— Start —

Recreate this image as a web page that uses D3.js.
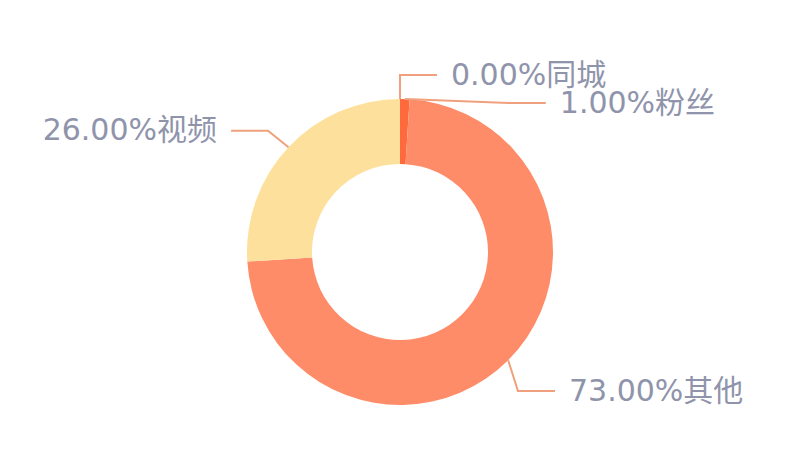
<!DOCTYPE html>
<html>
<head>
<meta charset="utf-8">
<script src="https://cdn.jsdelivr.net/npm/d3@7.9.0/dist/d3.min.js"></script>
<style>
  html, body { margin: 0; padding: 0; background: #fff; }
  svg { display: block; }
  .label { font-family: "DejaVu Sans", "Noto Sans CJK SC", sans-serif; font-size: 30px; fill: #8f94ab; }
</style>
</head>
<body>
<div id="chart"></div>
<script>
const names = ['同城', '粉丝', '其他', '视频'];
const values = [0, 1, 73, 26];
const colors = ['#ffb980', '#ff6a3d', '#ff8c69', '#fde09b'];

const width = 800;
const height = 463;
const cx = 400, cy = 252;
const outerR = 153, innerR = 88;
const len1 = 24, len2 = 37, gap = 5, textGap = 14, lineH = 28;
const labelR = outerR + 59; // circle the shifted labels are pushed back onto

const data = names.map((name, i) => ({ name, value: values[i], color: colors[i] }));
const total = d3.sum(values);

const svg = d3.select('#chart')
  .append('svg')
  .attr('width', width)
  .attr('height', height);

const pie = d3.pie().sort(null).value(d => d.value);
const arcs = pie(data);

const arc = d3.arc().innerRadius(innerR).outerRadius(outerR);

svg.append('g')
  .attr('transform', `translate(${cx},${cy})`)
  .selectAll('path')
  .data(arcs)
  .join('path')
  .attr('d', arc)
  .attr('fill', d => d.data.color);

// label layout, roughly the way echarts places outer pie labels
const items = arcs.map(a => {
  const mid = (a.startAngle + a.endAngle) / 2;
  const dx = Math.sin(mid), dy = -Math.cos(mid);
  const dir = dx < -1e-9 ? -1 : 1;
  const x0 = cx + outerR * dx, y0 = cy + outerR * dy;
  const x1 = cx + (outerR + len1) * dx, y1 = cy + (outerR + len1) * dy;
  return { a, dir, x0, y0, x1, y: y1, x: x1 + dir * (len2 + gap) };
});

function adjustSide(list, dir) {
  list.sort((p, q) => p.y - q.y);
  function shiftUp(end, delta) {
    for (let j = end; j >= 0; j--) {
      list[j].y -= delta;
      if (j > 0 && list[j].y > list[j - 1].y + lineH) break;
    }
  }
  function shiftDown(start, end, delta) {
    for (let j = start; j < end; j++) {
      list[j].y += delta;
      if (j > start && j + 1 < end && list[j + 1].y > list[j].y + lineH) {
        shiftUp(j, delta / 2);
        return;
      }
    }
    shiftUp(end - 1, delta / 2);
  }
  let lastY = 0;
  for (let i = 0; i < list.length; i++) {
    const delta = list[i].y - lastY;
    if (delta < 0) shiftDown(i, list.length, -delta);
    lastY = list[i].y + lineH;
  }
  list.forEach(it => {
    const ddy = Math.abs(it.y - cy);
    if (ddy < outerR + len1) {
      it.x = cx + dir * Math.sqrt(labelR * labelR - ddy * ddy);
    }
  });
}

adjustSide(items.filter(d => d.dir > 0), 1);
adjustSide(items.filter(d => d.dir < 0), -1);

items.forEach(it => {
  it.x2 = it.x - it.dir * gap;
  it.x1 = it.x2 - it.dir * len2;
});

const fmt = d3.format('.2f');

svg.append('g')
  .selectAll('polyline')
  .data(items)
  .join('polyline')
  .attr('points', d => [[d.x0, d.y0], [d.x1, d.y], [d.x2, d.y]].map(p => p.join(',')).join(' '))
  .attr('fill', 'none')
  .attr('stroke', '#f0a07c')
  .attr('stroke-width', 2);

svg.append('g')
  .selectAll('text')
  .data(items)
  .join('text')
  .attr('class', 'label')
  .attr('x', d => d.x2 + d.dir * textGap)
  .attr('y', d => d.y)
  .attr('dy', '0.32em')
  .attr('text-anchor', d => d.dir > 0 ? 'start' : 'end')
  .text(d => fmt(d.a.data.value / total * 100) + '%' + d.a.data.name);
</script>
</body>
</html>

— End —

▸ EXERCISE AIM
Reproduce the full material exactly, excluding the pictures.

▸ RESPONSE BELOW
Recreate this image as a web page that uses D3.js.
<!DOCTYPE html>
<html>
<head>
<meta charset="utf-8">
<script src="https://cdn.jsdelivr.net/npm/d3@7.9.0/dist/d3.min.js"></script>
<style>
  html, body { margin: 0; padding: 0; background: #fff; }
  svg { display: block; }
  .label { font-family: "DejaVu Sans", "Noto Sans CJK SC", sans-serif; font-size: 30px; fill: #8f94ab; }
</style>
</head>
<body>
<div id="chart"></div>
<script>
const names = ['同城', '粉丝', '其他', '视频'];
const values = [0, 1, 73, 26];
const colors = ['#ffb980', '#ff6a3d', '#ff8c69', '#fde09b'];

const width = 800;
const height = 463;
const cx = 400, cy = 252;
const outerR = 153, innerR = 88;
const len1 = 24, len2 = 37, gap = 5, textGap = 14, lineH = 28;
const labelR = outerR + 59; // circle the shifted labels are pushed back onto

const data = names.map((name, i) => ({ name, value: values[i], color: colors[i] }));
const total = d3.sum(values);

const svg = d3.select('#chart')
  .append('svg')
  .attr('width', width)
  .attr('height', height);

const pie = d3.pie().sort(null).value(d => d.value);
const arcs = pie(data);

const arc = d3.arc().innerRadius(innerR).outerRadius(outerR);

svg.append('g')
  .attr('transform', `translate(${cx},${cy})`)
  .selectAll('path')
  .data(arcs)
  .join('path')
  .attr('d', arc)
  .attr('fill', d => d.data.color);

// label layout, roughly the way echarts places outer pie labels
const items = arcs.map(a => {
  const mid = (a.startAngle + a.endAngle) / 2;
  const dx = Math.sin(mid), dy = -Math.cos(mid);
  const dir = dx < -1e-9 ? -1 : 1;
  const x0 = cx + outerR * dx, y0 = cy + outerR * dy;
  const x1 = cx + (outerR + len1) * dx, y1 = cy + (outerR + len1) * dy;
  return { a, dir, x0, y0, x1, y: y1, x: x1 + dir * (len2 + gap) };
});

function adjustSide(list, dir) {
  list.sort((p, q) => p.y - q.y);
  function shiftUp(end, delta) {
    for (let j = end; j >= 0; j--) {
      list[j].y -= delta;
      if (j > 0 && list[j].y > list[j - 1].y + lineH) break;
    }
  }
  function shiftDown(start, end, delta) {
    for (let j = start; j < end; j++) {
      list[j].y += delta;
      if (j > start && j + 1 < end && list[j + 1].y > list[j].y + lineH) {
        shiftUp(j, delta / 2);
        return;
      }
    }
    shiftUp(end - 1, delta / 2);
  }
  let lastY = 0;
  for (let i = 0; i < list.length; i++) {
    const delta = list[i].y - lastY;
    if (delta < 0) shiftDown(i, list.length, -delta);
    lastY = list[i].y + lineH;
  }
  list.forEach(it => {
    const ddy = Math.abs(it.y - cy);
    if (ddy < outerR + len1) {
      it.x = cx + dir * Math.sqrt(labelR * labelR - ddy * ddy);
    }
  });
}

adjustSide(items.filter(d => d.dir > 0), 1);
adjustSide(items.filter(d => d.dir < 0), -1);

items.forEach(it => {
  it.x2 = it.x - it.dir * gap;
  it.x1 = it.x2 - it.dir * len2;
});

const fmt = d3.format('.2f');

svg.append('g')
  .selectAll('polyline')
  .data(items)
  .join('polyline')
  .attr('points', d => [[d.x0, d.y0], [d.x1, d.y], [d.x2, d.y]].map(p => p.join(',')).join(' '))
  .attr('fill', 'none')
  .attr('stroke', '#f0a07c')
  .attr('stroke-width', 2);

svg.append('g')
  .selectAll('text')
  .data(items)
  .join('text')
  .attr('class', 'label')
  .attr('x', d => d.x2 + d.dir * textGap)
  .attr('y', d => d.y)
  .attr('dy', '0.32em')
  .attr('text-anchor', d => d.dir > 0 ? 'start' : 'end')
  .text(d => fmt(d.a.data.value / total * 100) + '%' + d.a.data.name);
</script>
</body>
</html>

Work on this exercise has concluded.